Anti-pelagian Writings by St. Augustine
Chapter 32.--When Good Will Be Perfectly Done.
The apostle then adds these words: |For I know that in me (that is, in my flesh) dwelleth no good thing: for to will is present with me; but how to perfect that which is good I find not.| Now this is said, because a good thing is not then perfected, when there is an absence of evil desires, as evil is perfected when evil desires are obeyed. But when they are present, but are not obeyed, neither evil is performed, since obedience is not yielded to them; nor good, because of their inoperative presence. There is rather an intermediate condition of things: good is effected in some degree, because the evil concupiscence has gained no assent to itself; and in some degree there is a remnant of evil, because the concupiscence is present.

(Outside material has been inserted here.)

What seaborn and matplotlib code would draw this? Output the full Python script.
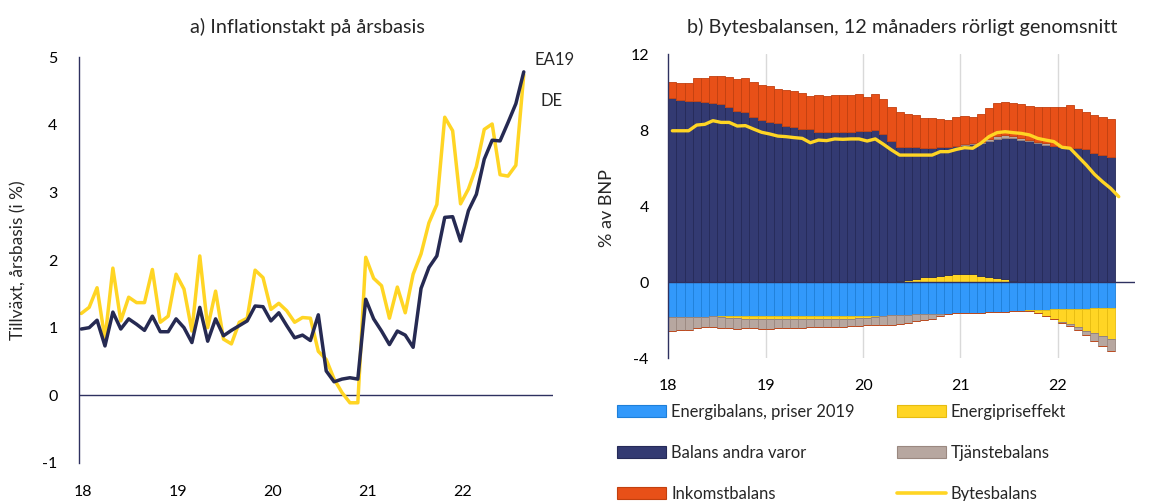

This accounts for the apostle's precise words. He does not say, To do good is not present to him, but |how to perfect it.| For the truth is, one does a good deal of good when he does what the Scripture enjoins, |Go not after thy lusts;| yet he falls short of perfection, in that he fails to keep the great commandment, |Thou shalt not covet.| The law said, |Thou shalt not covet,| in order that, when we find ourselves lying in this diseased state, we might seek the medicine of Grace, and by that commandment know both in what direction our endeavours should aim as we advance in our present mortal condition, and to what a height it is possible to reach in the future immortality. For unless perfection could somewhere be attained, this commandment would never have been given to us.